Iraqi Prime Minister Haider al-Abadi speaks at a joint press conference with German Chancellor after their meeting at the Chancellery in Berlin on February 11, 2016.

Iraqi Prime Minister Haider al-Abadi speaks at a joint press conference with German Chancellor after their meeting at the Chancellery in Berlin on February 11, 2016.


Iraqi Prime Minister Haider al-Abadi on Thursday urged Kurdistan to drop any plans for independence, warning that the autonomous northern region could not do without Iraq.

“The Kurdistan region will not develop without Iraq, and Iraq must be united in all its components,” he said following talks in Berlin with German Chancellor Angela Merkel.

“Kurdistan is part of Iraq and I hope it will remain so.”

Iraqi Kurdish leader Massud Barzani declared in early February that the “time has come” for the country’s Kurds to hold a referendum on statehood, although the region is, like the rest of Iraq, plagued with major economic problems.

Discontent has been mounting in Kurdistan over unpaid salaries and wage cuts in the government sector, with doctors and traffic police holding protests this month.

Underlining the impact of sinking crude prices to Iraq’s economy, Abadi said oil revenues have plunged to just 15 percent of their level two years ago, as he urged the international community to help shore up his country’s battered economy.

“Iraqi oil revenues have fallen to just 15 percent of the revenues we had two years ago.
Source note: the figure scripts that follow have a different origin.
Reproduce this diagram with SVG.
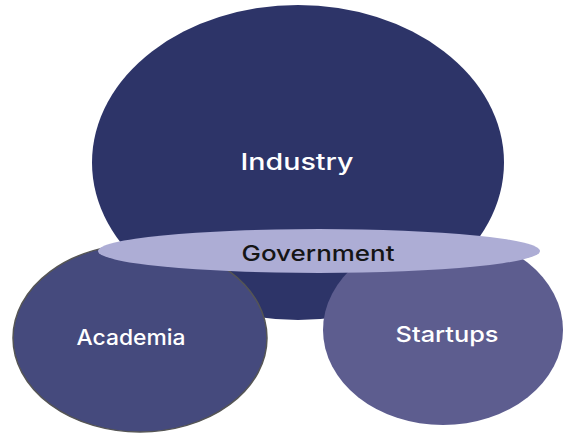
<svg xmlns="http://www.w3.org/2000/svg" width="565" height="433" viewBox="0 0 565 433">
<style>
.lbl{font-family:Inter,"Open Sans","Liberation Sans",sans-serif;font-weight:500;text-anchor:middle}
.w{fill:#ffffff}
.d{fill:#151515}
</style>
<rect width="565" height="433" fill="#ffffff"/>
<g id="industry">
<ellipse cx="298" cy="162.5" rx="206" ry="157.5" fill="#2d3468"/>
<text class="lbl w" x="297" y="170" font-size="23" textLength="113" lengthAdjust="spacingAndGlyphs">Industry</text>
</g>
<g id="academia">
<ellipse cx="140" cy="338" rx="127" ry="94" fill="#454a7d" stroke="#555555" stroke-width="1.5"/>
<text class="lbl w" x="131" y="345" font-size="21" textLength="109" lengthAdjust="spacingAndGlyphs">Academia</text>
</g>
<g id="startups">
<ellipse cx="443" cy="330" rx="120" ry="95" fill="#5d5d8f"/>
<text class="lbl w" x="447" y="342" font-size="22" textLength="103" lengthAdjust="spacingAndGlyphs">Startups</text>
</g>
<g id="government">
<ellipse cx="319" cy="251" rx="221" ry="22" fill="#adadd5"/>
<text class="lbl d" x="318" y="261" font-size="22" textLength="153" lengthAdjust="spacingAndGlyphs">Government</text>
</g>
<g id="connectors"/>
</svg>
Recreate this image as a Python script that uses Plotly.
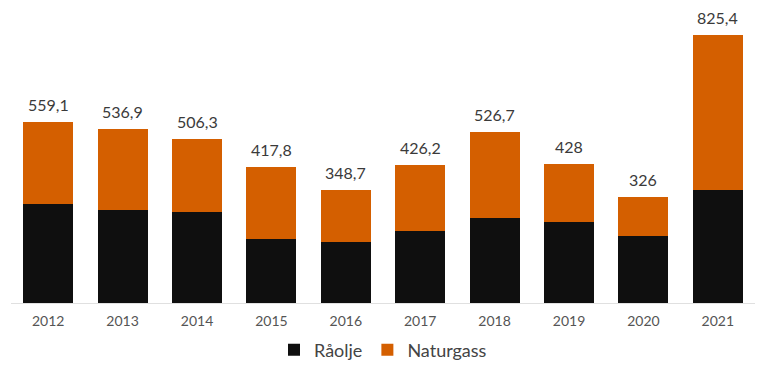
import plotly.graph_objects as go

years = ["2012", "2013", "2014", "2015", "2016", "2017", "2018", "2019", "2020", "2021"]
raaolje = [305.0, 287.4, 281.2, 197.1, 186.6, 222.7, 260.6, 249.5, 207.3, 349.0]
naturgass = [254.1, 249.5, 225.1, 220.7, 162.1, 203.5, 266.1, 178.5, 118.7, 476.4]
totals = ["559,1", "536,9", "506,3", "417,8", "348,7", "426,2", "526,7", "428", "326", "825,4"]

FONT = "Lato, 'Open Sans', sans-serif"

fig = go.Figure()
fig.add_trace(go.Bar(
    x=years, y=raaolje, name="Råolje",
    marker=dict(color="#0f0f0f", line=dict(width=0)),
))
fig.add_trace(go.Bar(
    x=years, y=naturgass, name="Naturgass",
    marker=dict(color="#d45f00", line=dict(width=0)),
))

for i, (o, g, lab) in enumerate(zip(raaolje, naturgass, totals)):
    fig.add_annotation(
        x=i, y=o + g, text=lab, showarrow=False,
        xanchor="center", yanchor="bottom", yshift=6,
        font=dict(size=16, color="#3a3a3a", family=FONT),
    )

fig.update_layout(
    barmode="stack",
    bargap=0.33,
    width=767, height=370,
    margin=dict(l=11, r=12, t=0, b=67),
    paper_bgcolor="white", plot_bgcolor="white",
    font=dict(family=FONT, color="#555555", size=14),
    showlegend=True,
    legend=dict(orientation="h", x=0.5, xanchor="center", xref="paper",
                y=1 - 350 / 370, yanchor="middle", yref="container",
                font=dict(size=18, color="#444444"), traceorder="normal",
                itemwidth=30),
    xaxis=dict(type="category", range=[-0.5, len(years) - 0.5], showgrid=False,
               showline=True, linecolor="#e0e0e0", linewidth=1,
               ticks="", ticklabelstandoff=5, tickfont=dict(size=14, color="#555555")),
    yaxis=dict(visible=False, range=[0, 934], showgrid=False, zeroline=False),
)

fig.write_html("out.html", config={"displayModeBar": False},
               post_script="document.body.style.margin='0';")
This is a major decline and we therefore have great difficulties,” he said.

“No one could have expected (the slump) to happen so quickly,” he said, urging the world community to not only help Baghdad in its battle against ISIS militants, but also “support Iraq so that the state can provide essential services to its people.”

“We need a new orientation in the compass of support for Iraq,” added Abadi.

World oil prices have dived by 70 percent since June 2014, due mainly to growing oversupply and weakening global demand.

Announcing a credit line worth 500 million euros ($560 million), Merkel said what Iraq needs is “an economic recovery (through) infrastructure projects, above all in states that have been liberated from the ISIS organization.”

The German funds are aimed at helping Iraq “rebuild their infrastructure, as well as give people hope for the future, so that they can avoid having to leave their country,” she said.